M. le président. La parole est à Mme le secrétaire d'Etat.
Mme Nicole Péry, secrétaire d'Etat aux droits des femmes et à la formation professionnelle. Monsieur le sénateur, le dépistage de masse organisé du cancer du sein a été mis en oeuvre expérimentalement, vous l'avez rappelé, dans trente-deux départements, sur la base d'un cahier des charges datant de 1994 et prévoyant la réalisation d'une seule incidence mammographique.
L'Agence nationale d'accréditation et d'évaluation en santé, l'ANAES, a publié, en mars 1999, une étude d'évaluation technologique portant sur le dépistage du cancer du sein par mammographie dans la population générale. Ce document indique qu'un dépistage systématique de qualité nécessite - vous l'avez également rappelé - la réalisation de deux incidences mammographiques. Cette recommandation a fait l'objet d'une circulaire d'application du secrétariat d'Etat à la santé pour le dépistage organisé dans les trente-deux départements précités en juillet 2000.
Lorsque le dépistage est réalisé conformément aux recommandations de l'ANAES, la Caisse nationale d'assurance maladie a fixé la rémunération de l'acte de mammographie à 280 francs au lieu de 250 francs. Cela aussi, monsieur le sénateur, vous l'avez noté.
S'agissant de la généralisation du dépistage organisé du cancer du sein à l'ensemble des départements, un arrêté va être publié, fixant la convention type entre les organismes d'assurance maladie et les professionnels de santé. A la convention type seront annexés les cahiers des charges de l'organisation des structures de gestion et des professionnels chargés de mettre en oeuvre le dépistage. Les discussions sur la convention type engagées entre l'assurance maladie et la Fédération nationale des médecins radiologues sont en voie d'aboutir, et les cahiers des charges sont en cours de validation. Grâce à la négociation tarifaire en cours, une solution satisfaisant l'ensemble des acteurs devrait être trouvée très rapidement.
Vous me permettrez, monsieur le sénateur, en tant que secrétaire d'Etat aux droits des femmes, d'ajouter un mot un peu plus personnel : vous avez parlé de provocation par rapport au coût actuel. Certes, 280 francs, ce n'est pas le double de 250 francs. J'espère donc que cette négociation tarifaire aboutira dans de bonnes conditions pour l'ensemble des parties, étant donné que le dépistage des cancers du sein reste une préoccupation de santé publique majeure. Je sais bien que l'ensemble du milieu médical s'inquiète du nombre de ces cancers.

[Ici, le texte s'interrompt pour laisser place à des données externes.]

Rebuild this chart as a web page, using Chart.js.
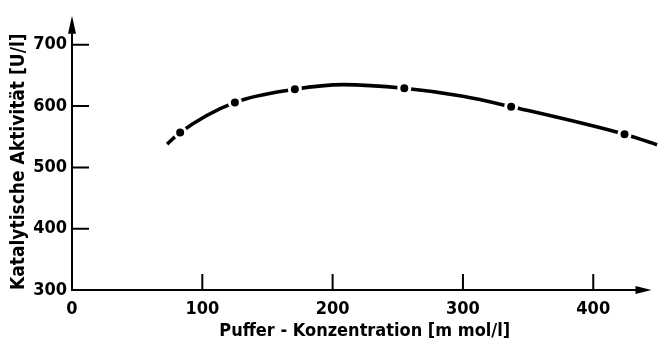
<!DOCTYPE html>
<html>
<head>
<meta charset="utf-8">
<script src="https://cdn.jsdelivr.net/npm/chart.js@4"></script>
<style>
html, body { margin: 0; padding: 0; background: #fff; }
#wrap { width: 666px; height: 342px; }
</style>
</head>
<body>
<div id="wrap"><canvas id="chart"></canvas></div>
<script>
// measured points (dots) and the drawn curve through them
const dotX = [83, 125, 171, 255, 337, 424];
const dotY = [557, 606, 627.5, 629, 599, 554];
const curveX = [73, 83, 125, 171, 208, 255, 300, 337, 424, 449];
const curveY = [538, 557, 606, 627.5, 635, 629, 616, 599, 554, 537];
const xTicks = [0, 100, 200, 300, 400];
const yTicks = [300, 400, 500, 600, 700];
const xTitle = 'Puffer - Konzentration [m mol/l]';
const yTitle = 'Katalytische Aktivität [U/l]';

const FONT = "'Liberation Sans Narrow', 'DejaVu Sans Condensed', sans-serif";

const toPoints = (xs, ys) => xs.map((x, i) => ({ x: x, y: ys[i] }));

// axes with arrows and inward tick marks
const axesPlugin = {
    id: 'axes',
    afterDatasetsDraw(chart) {
        const ctx = chart.ctx;
        const a = chart.chartArea;
        const xs = chart.scales.x;
        const ys = chart.scales.y;
        const x0 = xs.getPixelForValue(0);
        const y0 = ys.getPixelForValue(300);
        ctx.save();
        ctx.strokeStyle = '#000';
        ctx.fillStyle = '#000';
        ctx.lineWidth = 2;
        ctx.beginPath();
        ctx.moveTo(x0, y0 + 1);
        ctx.lineTo(x0, a.top + 8);
        ctx.moveTo(x0 - 1, y0);
        ctx.lineTo(a.right - 14, y0);
        for (const v of yTicks.slice(1)) {
            const y = ys.getPixelForValue(v);
            ctx.moveTo(x0, y);
            ctx.lineTo(x0 + 17, y);
        }
        for (const v of xTicks.slice(1)) {
            const x = xs.getPixelForValue(v);
            ctx.moveTo(x, y0);
            ctx.lineTo(x, y0 - 16);
        }
        ctx.stroke();
        // arrow heads
        ctx.beginPath();
        ctx.moveTo(x0, a.top);
        ctx.lineTo(x0 - 4, a.top + 18);
        ctx.lineTo(x0 + 4, a.top + 18);
        ctx.closePath();
        ctx.fill();
        ctx.beginPath();
        ctx.moveTo(a.right - 6, y0);
        ctx.lineTo(a.right - 22, y0 - 4);
        ctx.lineTo(a.right - 22, y0 + 4);
        ctx.closePath();
        ctx.fill();
        ctx.restore();
    }
};

new Chart(document.getElementById('chart'), {
    type: 'scatter',
    data: {
        datasets: [
            {
                label: 'Messwerte',
                data: toPoints(dotX, dotY),
                order: 0,
                pointRadius: 5.5,
                pointBackgroundColor: '#000',
                pointBorderColor: '#fff',
                pointBorderWidth: 3,
                showLine: false
            },
            {
                label: 'Kurve',
                data: toPoints(curveX, curveY),
                order: 1,
                showLine: true,
                borderColor: '#000',
                borderWidth: 3.6,
                pointRadius: 0,
                cubicInterpolationMode: 'monotone',
                clip: false
            }
        ]
    },
    options: {
        responsive: true,
        maintainAspectRatio: false,
        animation: false,
        layout: { padding: { top: 10, right: 0, bottom: 0, left: 0 } },
        plugins: {
            legend: { display: false },
            tooltip: { enabled: false }
        },
        scales: {
            x: {
                type: 'linear',
                min: 0,
                max: 449.3,
                afterBuildTicks: (s) => { s.ticks = xTicks.map(v => ({ value: v })); },
                afterFit: (s) => { s.height = 52; },
                grid: { display: false, drawTicks: false },
                border: { display: false },
                ticks: {
                    color: '#000',
                    padding: 9,
                    font: { family: FONT, size: 18, weight: 'bold' }
                },
                title: {
                    display: true,
                    text: xTitle,
                    color: '#000',
                    padding: { top: 0, bottom: 0 },
                    font: { family: FONT, size: 18, weight: 'bold' }
                }
            },
            y: {
                type: 'linear',
                min: 300,
                max: 747.3,
                afterBuildTicks: (s) => { s.ticks = yTicks.map(v => ({ value: v })); },
                afterFit: (s) => { s.width = 72; },
                grid: { display: false, drawTicks: false },
                border: { display: false },
                ticks: {
                    color: '#000',
                    padding: 5,
                    font: { family: FONT, size: 18, weight: 'bold' }
                },
                title: {
                    display: true,
                    text: yTitle,
                    align: 'start',
                    color: '#000',
                    padding: { top: 8, bottom: 0 },
                    font: { family: FONT, size: 19, weight: 'bold' }
                }
            }
        }
    },
    plugins: [axesPlugin]
});
</script>
</body>
</html>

M. Philippe Nogrix. Je demande la parole.
M. le président. La parole est à M. Nogrix.
M. Philippe Nogrix. Est-il besoin d'insister, madame la secrétaire d'Etat ? C'est un véritable cri d'alarme que je me permets de lancer, car nous ne savons pas faire de prévention !
Alors que le coût d'une mammographie est de 434 francs, le radiologue ne percevra, pour deux mammographies faites à l'occasion d'un dépistage systématique, que 280 francs ! Les discussions font prendre du retard et, pendant ce temps, des femmes sont atteintes de cancers qui pourraient être guéris s'ils étaient décelés à temps, alors qu'il sera trop tard par la suite.
De plus, tous les rapports publiés montrent que 20 % des cancers apparaissent avant l'âge de quarante-cinq ans. Or les campagnes de dépistage ne concernent que les femmes de cinquante à soixante-neuf ans. Pourquoi ne pas en tenir compte ? L'étude de cette réforme et de ses conditions techniques ne serait-elle pas l'occasion de décider que le dépistage s'opérera dès l'âge de quarante ans ? Compte tenu du traumatisme que provoque un tel cancer chez les femmes qui en sont atteintes, il est grand temps de prendre des mesures nécessaires sur l'ensemble du territoire.